There are people who play it safe and people who just can't. Cantu is the latter, a rosemary-wielding rebel who loves to challenge a diner's assumptions about how food should look, taste, and feel. "He's an inventor who accidentally ended up as a chef and is returning to being an inventor," says Wylie Dufresne, chef-owner of WD-50, a New York restaurant known for a similarly technomodern approach. "But his food is good and tasty."

It is this quirky lust for the unexpected--the desire to push the culinary envelope by combining flavors, textures, and temperatures in previously unimagined ways--and his general irreverence for the accepted parameters of food and fine dining that have suddenly propelled Cantu into the role of the restaurant world's enfant terrible. In just two years, this young chef has drawn attention from The New York Times and Gourmet, had the Who's Who of modern gastronomy in to sniff (and taste) around, and scored an invite to cook a dinner for Nobel Prize winners. He has made many more-traditional chefs nervous--and been called everything from a faddish flavor of the month to a creative genius.

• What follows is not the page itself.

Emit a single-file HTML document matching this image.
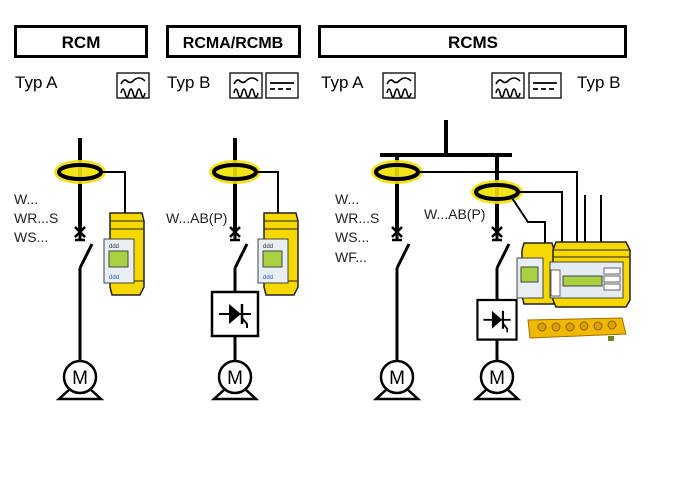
<!DOCTYPE html>
<html><head><meta charset="utf-8"><style>
html,body{margin:0;padding:0;background:#fff;}
svg{display:block;}
text{font-family:"Liberation Sans",Arial,sans-serif;}
</style></head><body>
<svg width="695" height="478" viewBox="0 0 695 478" xmlns="http://www.w3.org/2000/svg">
<defs>
<g id="ac">
<rect x="0" y="0" width="32" height="25" fill="#fff" stroke="#222" stroke-width="1.5"/>
<path d="M4 11 q3 -6 6 -3 t6 0 t6 -3 t6 3" fill="none" stroke="#000" stroke-width="1.6"/>
<path d="M4 20 q2 -8 4 0 t4 0 t4 0 t4 0 t4 0 t4 0" fill="none" stroke="#000" stroke-width="1.6"/>
</g>
<g id="dc">
<rect x="0" y="0" width="32" height="25" fill="#fff" stroke="#222" stroke-width="1.5"/>
<line x1="4" y1="10" x2="28" y2="10" stroke="#000" stroke-width="1.8"/>
<line x1="4" y1="16" x2="28" y2="16" stroke="#000" stroke-width="1.8" stroke-dasharray="5 3"/>
</g>
<g id="ring">
<ellipse cx="0" cy="0" rx="26" ry="12" fill="#f2e000" opacity="0.9"/>
<ellipse cx="0" cy="0" rx="21" ry="7" fill="none" stroke="#000" stroke-width="4"/>
</g>
<g id="motor">
<circle cx="0" cy="0" r="16" fill="#fff" stroke="#000" stroke-width="2.5"/>
<text x="0" y="7" font-size="19" text-anchor="middle">M</text>
<path d="M-10 12 L-21 22 L21 22 L10 12" fill="none" stroke="#000" stroke-width="2.5"/>
</g>
<g id="sw">
<path d="M-5 -5 L5 5 M5 -5 L-5 5" stroke="#000" stroke-width="2.5"/>
<line x1="-5" y1="8" x2="5" y2="8" stroke="#000" stroke-width="2.5"/>
<line x1="0" y1="0" x2="0" y2="8" stroke="#000" stroke-width="3"/>
<line x1="0" y1="36" x2="12" y2="12" stroke="#000" stroke-width="3"/>
</g>
<g id="conv">
<rect x="-23" y="0" width="46" height="44" fill="#fff" stroke="#000" stroke-width="2.5"/>
<line x1="-16" y1="22" x2="16" y2="22" stroke="#000" stroke-width="2"/>
<path d="M-6 12 L-6 32 L6 22 Z" fill="#000"/>
<line x1="7" y1="12" x2="7" y2="32" stroke="#000" stroke-width="2.5"/>
<path d="M7 26 L12 32 L12 36" fill="none" stroke="#000" stroke-width="2"/>
</g>
<g id="relay">
<path d="M6 0 L38 0 L40 8 L40 74 L36 82 L8 82 L6 74 Z" fill="#f6d800" stroke="#222" stroke-width="1.5"/>
<line x1="6" y1="8" x2="40" y2="8" stroke="#222"/>
<line x1="6" y1="16" x2="40" y2="16" stroke="#222"/>
<line x1="6" y1="68" x2="40" y2="68" stroke="#222"/>
<rect x="0" y="26" width="30" height="44" fill="#e8eef2" stroke="#444"/>
<rect x="5" y="38" width="19" height="16" fill="#a8d040" stroke="#444"/>
<text x="5" y="35" font-size="6" fill="#333">ddd</text>
<text x="5" y="66" font-size="6" fill="#2060c0">ddd</text>
</g>
</defs>

<!-- headers -->
<rect x="15.5" y="26.5" width="131" height="30" fill="#fff" stroke="#000" stroke-width="3"/>
<text x="81" y="48" font-size="17" font-weight="bold" text-anchor="middle">RCM</text>
<rect x="167.5" y="26.5" width="132" height="30" fill="#fff" stroke="#000" stroke-width="3"/>
<text x="233" y="48" font-size="16" font-weight="bold" text-anchor="middle">RCMA/RCMB</text>
<rect x="319.5" y="26.5" width="306" height="30" fill="#fff" stroke="#000" stroke-width="3"/>
<text x="473" y="48" font-size="17" font-weight="bold" text-anchor="middle">RCMS</text>

<text x="15" y="88" font-size="17">Typ A</text>
<use href="#ac" x="117" y="73"/>
<text x="167" y="88" font-size="17">Typ B</text>
<use href="#ac" x="230" y="73"/>
<use href="#dc" x="266" y="73"/>
<text x="321" y="88" font-size="17">Typ A</text>
<use href="#ac" x="383" y="73"/>
<use href="#ac" x="492" y="73"/>
<use href="#dc" x="529" y="73"/>
<text x="577" y="88" font-size="17">Typ B</text>

<!-- diagram 1 -->
<line x1="80" y1="138" x2="80" y2="232" stroke="#000" stroke-width="4"/>
<use href="#ring" x="80" y="172"/>
<path d="M101 172 L125 172 L125 216" fill="none" stroke="#000" stroke-width="2"/>
<use href="#sw" x="80" y="232"/>
<line x1="80" y1="268" x2="80" y2="362" stroke="#000" stroke-width="3"/>
<use href="#motor" x="80" y="377"/>
<use href="#relay" x="104" y="213"/>
<g font-size="14" fill="#222">
<text x="14" y="204">W...</text><text x="14" y="223">WR...S</text><text x="14" y="242">WS...</text>
</g>

<!-- diagram 2 -->
<line x1="235" y1="138" x2="235" y2="232" stroke="#000" stroke-width="4"/>
<use href="#ring" x="235" y="172"/>
<path d="M256 172 L278 172 L278 216" fill="none" stroke="#000" stroke-width="2"/>
<use href="#sw" x="235" y="232"/>
<line x1="235" y1="268" x2="235" y2="292" stroke="#000" stroke-width="3"/>
<use href="#conv" x="235" y="292"/>
<line x1="235" y1="336" x2="235" y2="362" stroke="#000" stroke-width="3"/>
<use href="#motor" x="235" y="377"/>
<use href="#relay" x="258" y="213"/>
<text x="166" y="223" font-size="14" fill="#222">W...AB(P)</text>

<!-- diagram 3 -->
<line x1="446" y1="120" x2="446" y2="155" stroke="#000" stroke-width="4"/>
<line x1="380" y1="155" x2="512" y2="155" stroke="#000" stroke-width="4"/>
<line x1="397" y1="155" x2="397" y2="232" stroke="#000" stroke-width="4"/>
<line x1="497" y1="155" x2="497" y2="232" stroke="#000" stroke-width="4"/>
<use href="#ring" x="397" y="172"/>
<use href="#ring" x="497" y="192"/>
<path d="M418 172 L577 172 L577 242" fill="none" stroke="#000" stroke-width="2"/>
<path d="M518 192 L562 192 L562 242" fill="none" stroke="#000" stroke-width="2"/>
<path d="M512 198 L528 222 L545 222 L545 244" fill="none" stroke="#000" stroke-width="2"/>
<line x1="585" y1="195" x2="585" y2="242" stroke="#000" stroke-width="2"/>
<line x1="601" y1="195" x2="601" y2="242" stroke="#000" stroke-width="2"/>
<use href="#sw" x="397" y="232"/>
<use href="#sw" x="497" y="232"/>
<line x1="397" y1="268" x2="397" y2="362" stroke="#000" stroke-width="3"/>
<line x1="497" y1="268" x2="497" y2="300" stroke="#000" stroke-width="3"/>
<g transform="translate(497,300) scale(0.85,0.9)"><use href="#conv"/></g>
<line x1="497" y1="340" x2="497" y2="362" stroke="#000" stroke-width="3"/>
<use href="#motor" x="397" y="377"/>
<use href="#motor" x="497" y="377"/>
<g font-size="14" fill="#222">
<text x="335" y="204">W...</text><text x="335" y="223">WR...S</text><text x="335" y="242">WS...</text><text x="335" y="262">WF...</text>
<text x="424" y="219">W...AB(P)</text>
</g>
<!-- RCMS devices -->
<path d="M524 243 L552 243 L554 250 L554 304 L524 304 L522 296 L522 250 Z" fill="#f6d800" stroke="#222" stroke-width="1.5"/>
<rect x="517" y="258" width="26" height="40" fill="#e8eef2" stroke="#444"/>
<rect x="521" y="267" width="17" height="15" fill="#a8d040" stroke="#444"/>
<path d="M556 242 L626 242 L630 250 L630 300 L626 307 L556 307 L553 300 L553 250 Z" fill="#f6d800" stroke="#222" stroke-width="1.5"/>
<line x1="553" y1="250" x2="630" y2="250" stroke="#222"/>
<line x1="553" y1="257" x2="630" y2="257" stroke="#222"/>
<rect x="550" y="262" width="73" height="36" fill="#e4ecf2" stroke="#444"/>
<rect x="563" y="276" width="39" height="10" fill="#a8d040" stroke="#444"/>
<rect x="551" y="270" width="9" height="26" fill="#fff" stroke="#666"/>
<rect x="604" y="268" width="16" height="6" fill="#fff" stroke="#666"/>
<rect x="604" y="276" width="16" height="6" fill="#fff" stroke="#666"/>
<rect x="604" y="284" width="16" height="6" fill="#fff" stroke="#666"/>
<path d="M528 320 L622 318 L626 334 L530 338 Z" fill="#f0b800" stroke="#a07000"/>
<g fill="#d8a000" stroke="#906000">
<circle cx="542" cy="327" r="4"/><circle cx="556" cy="327" r="4"/><circle cx="570" cy="327" r="4"/><circle cx="584" cy="326" r="4"/><circle cx="598" cy="326" r="4"/><circle cx="612" cy="325" r="4"/>
</g>
<rect x="608" y="336" width="6" height="5" fill="#6a8a20"/>
</svg>
</body></html>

But while Cantu is most certainly a chef, he is also someone whose approach to innovation has relevance far beyond the kitchen. He is the classic mad scientist, a Stephen Hawking acolyte with a basement filled with gadgets, robots, and gazillions of inventions aching for just a little bit more time and attention. Unburdened by pesky details such as practicality or resources, he's the type of guy who reaches for the nightstand at 4 a.m. with yet another nutty thought (his wife, Katie, bought him a tape recorder to mutter into). And despite the accolades, in his mind he is just getting started. "This isn't just gimmicky s--t," he says. "There is a point to this."

The point, for Cantu, is simple yet starkly, almost insanely, ambitious: He wants to use his strange brew of self-taught rocket science and professional culinary training to change the way the world thinks about food--which has barely evolved, he says, while everything else has advanced at warp speed. "What is cooking? 'Cooking' is a loose term. It's understanding energy or the lack thereof," he says. "People are afraid because their mentality as a whole has been held back with food and pushed forward with everything else around them." Cantu hopes to commercialize some of his inventions, with the ultimate aim of improving the lot of man. "My main goal here is not to wind up on aisle seven at Safeway. I don't want to be the guy doing the bottled hot sauce. We're changing the way humans perceive food."

And although some people think Cantu is talking a big game to get more people to his restaurant, there is a clear method to his madness. While Cantu refers to Moto, a slick minimalist spot in Chicago's meatpacking district, as his "test kitchen," he is also expanding beyond it--not with a chain of Motos in Vegas and beyond, the traditional route for a name-brand chef, but rather with a new business, Cantu Designs. He hopes to license such patent-pending inventions as his "food replicator," a tricked-out printer named in homage to Star Trek that creates "edible surfaces" such as paper flavored like cheesecake or a mojito; new utensils, which he hopes will change the way people eat; and his polymer cooking box, which allows food to continue cooking even after it is removed from a heat source.

If it's not so easy to find the link between edible paper and world salvation, a few hours with Cantu will at least get you thinking differently about the possibilities. He's a strange and paradoxical combination of idealist and cynic, a guy who in one breath talks about working with the U.S. government to help revolutionize the MRE (meals ready to eat) system and in the other proclaims he'll never be able to work for "the man." But working with contradictions is exactly what Cantu's all about. Others' obstacles are his possibilities.